After hours of thinking and talking about how Minnesotans don't really value water enough, Matt Kucharski, executive vice president at PadillaCRT, posed this question: What would you do with a million dollars to get that to change? Three panelists took a shot at it.
Matthew Tucker, University of Minnesota professor of landscape architecture, thought a while and concluded he would use the money to launch a campaign that urged people to "begin to tell more water stories," to think about the personal relationships they have with specific places, specific connections to water.
Deborah Swackhamer, professor and co-director of the Water Resources Center at the university, first pointed out that Minnesota actually has a lot more money than that to spend on cleaning and sustaining water via the Legacy Amendment.
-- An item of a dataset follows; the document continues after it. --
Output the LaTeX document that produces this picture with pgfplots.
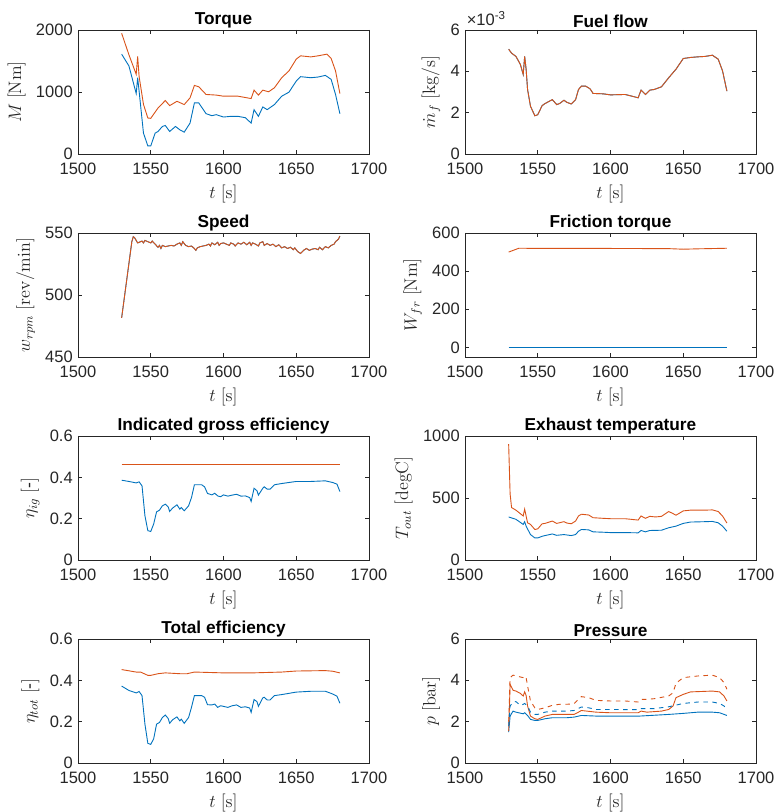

But pressed for a priority, she singled out the relationship between farming and water.
"If I had another million dollars, I would try to find a creative way to think about growing food and having water," she said, to somehow de-fuse the antagonism and finger-pointing that seems quick to erupt when agriculture's use of water comes up. Earlier she had said, "I don't blame the farmers as much as our institutions. We force them to do bad things."
The last word went to Dorene Day, an Ojibwe-Anishinabe woman from the Bois Forte Reservation in northern Minnesota who, as part of the Indigenous Peoples' Task Force, has worked to increase awareness of freshwater issues throughout the nation. She would, she said, campaign for people to recite a water prayer, which she then did in Ojibwe. She translated it to say simply, "We love you, water."
Three different answers, none of which involved pumping or cleaning or saving or conserving. Instead, they all in some way suggested starting with conversation.
What would you do with a million dollars to spend on water in Minnesota?